Isi teks menggambarkan penderitaan rakyat di bawah pemerintahan Jepang dan sekaligus untuk menyatakan rakyat Indonesia menolak menjadi barang inventaris yang diserahkan dari tangan pemerintahan kolonial satu ke tangan pemerintahan kolonial yang lain.
Teks dirancang tidak untuk mengisolasikan unsur-unsur pro Jepang, tetapi untuk membangkitkan rakyat.
“Teks itu, menurut Sjahrir adalah anti Jepang bukan anti Belanda,” tulis Rudolf Mrazek dalam ‘Sjahrir Politik dan Pengasingan di Indonesia’.
Dalam perjalanannya, teks proklamasi kemerdekaan karangan Sjahrir lantas tidak jelas nasibnya.

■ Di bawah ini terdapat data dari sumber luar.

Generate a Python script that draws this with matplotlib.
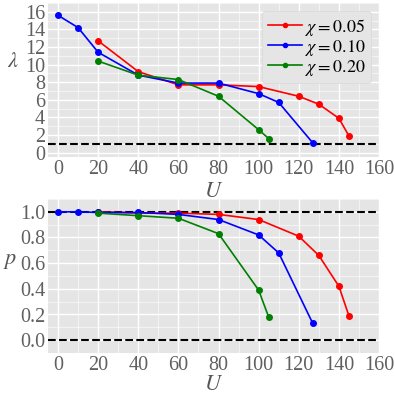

Sutan Sjahrir sendiri tidak menyimpan salinannya. Begitu pula dengan Des Alwi, anak angkat Sjahrir asal Banda Neira juga mengaku tidak ingat lagi isi dari teks proklamasi tersebut.
Dr Soedarsono, pemimpin Pendidikan di Cirebon mengaku pernah melihat teks proklamasi karangan Sjahrir tersebut. Namun ia tak mampu mengingat seluruh isinya. Yang bisa diingat, teks proklamasi itu memuat kata-kata aneh dan manis seperti masyarakat demokratis.

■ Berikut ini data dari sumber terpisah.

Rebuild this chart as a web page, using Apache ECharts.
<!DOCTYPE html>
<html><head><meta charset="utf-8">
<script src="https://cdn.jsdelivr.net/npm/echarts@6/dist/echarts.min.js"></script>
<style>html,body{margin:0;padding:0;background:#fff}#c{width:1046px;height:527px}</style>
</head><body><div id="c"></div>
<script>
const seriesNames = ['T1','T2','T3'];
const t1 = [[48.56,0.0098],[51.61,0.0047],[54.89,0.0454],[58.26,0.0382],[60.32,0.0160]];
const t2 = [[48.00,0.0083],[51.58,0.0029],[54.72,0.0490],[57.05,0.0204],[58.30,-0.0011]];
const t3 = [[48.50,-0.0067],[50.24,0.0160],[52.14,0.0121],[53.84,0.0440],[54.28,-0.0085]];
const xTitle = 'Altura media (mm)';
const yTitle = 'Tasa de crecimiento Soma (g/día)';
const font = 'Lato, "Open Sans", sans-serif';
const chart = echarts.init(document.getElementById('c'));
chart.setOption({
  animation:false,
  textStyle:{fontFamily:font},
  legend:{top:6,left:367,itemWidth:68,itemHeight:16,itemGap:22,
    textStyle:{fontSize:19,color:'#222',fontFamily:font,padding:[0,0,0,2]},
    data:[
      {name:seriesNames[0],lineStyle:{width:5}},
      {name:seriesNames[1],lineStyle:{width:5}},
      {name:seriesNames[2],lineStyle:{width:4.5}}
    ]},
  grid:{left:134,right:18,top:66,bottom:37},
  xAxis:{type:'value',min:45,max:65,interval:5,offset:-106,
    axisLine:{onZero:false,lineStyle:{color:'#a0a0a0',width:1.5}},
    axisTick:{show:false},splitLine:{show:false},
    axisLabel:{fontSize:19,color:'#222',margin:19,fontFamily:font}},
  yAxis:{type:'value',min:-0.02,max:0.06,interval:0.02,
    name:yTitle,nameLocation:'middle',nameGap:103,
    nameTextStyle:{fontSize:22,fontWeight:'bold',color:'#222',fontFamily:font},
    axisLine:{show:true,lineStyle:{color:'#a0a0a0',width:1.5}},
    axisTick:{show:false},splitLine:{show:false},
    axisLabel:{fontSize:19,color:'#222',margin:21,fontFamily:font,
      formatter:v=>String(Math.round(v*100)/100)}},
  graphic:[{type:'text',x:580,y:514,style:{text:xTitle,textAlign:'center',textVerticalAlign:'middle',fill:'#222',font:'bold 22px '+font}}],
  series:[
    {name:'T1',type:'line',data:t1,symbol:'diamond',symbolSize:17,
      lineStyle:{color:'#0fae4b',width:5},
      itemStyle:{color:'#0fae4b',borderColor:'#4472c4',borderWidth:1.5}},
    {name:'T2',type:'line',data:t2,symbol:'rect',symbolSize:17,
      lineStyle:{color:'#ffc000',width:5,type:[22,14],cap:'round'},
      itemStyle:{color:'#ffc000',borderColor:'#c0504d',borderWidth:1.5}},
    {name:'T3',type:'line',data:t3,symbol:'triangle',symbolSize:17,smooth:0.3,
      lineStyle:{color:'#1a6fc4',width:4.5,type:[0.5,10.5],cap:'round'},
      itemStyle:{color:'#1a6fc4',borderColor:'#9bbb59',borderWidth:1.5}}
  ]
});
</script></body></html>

Sementara dikutip dari Soekarno Biografi 1901-1950, Lambert Giebels menulis teks proklamasi kemerdekaan karangan Sutan Sjahrir sempat didiskusikan di rumah Laksamana Maeda pada malam 16 Agustus 1945.
Namun teks itu langsung dibuang karena dinilai terlalu radikal bagi mereka yang mengedepankan kehati-hatian.
“Teks ini sifatnya terlampau anti Jepang, bagi para pemuda kurang anti Belanda,” tulis Lambert Giebels.
Sejarah kemudian mencatat, teks Proklamasi Kemerdekaan Indonesia yang disusun di rumah Laksamana Maeda sebagian besar didiktekan Bung Hatta, dicatat oleh Soekarno dan disepakati bersama.
Teks Proklamasi Kemerdekaan yang lalu diketik Sayuti Melik dengan tergesa-gesa itu, pada 17 Agustus 1945 dikumandangkan Soekarno-Hatta di Jalan Pegangsaan Timur 56, Jakarta.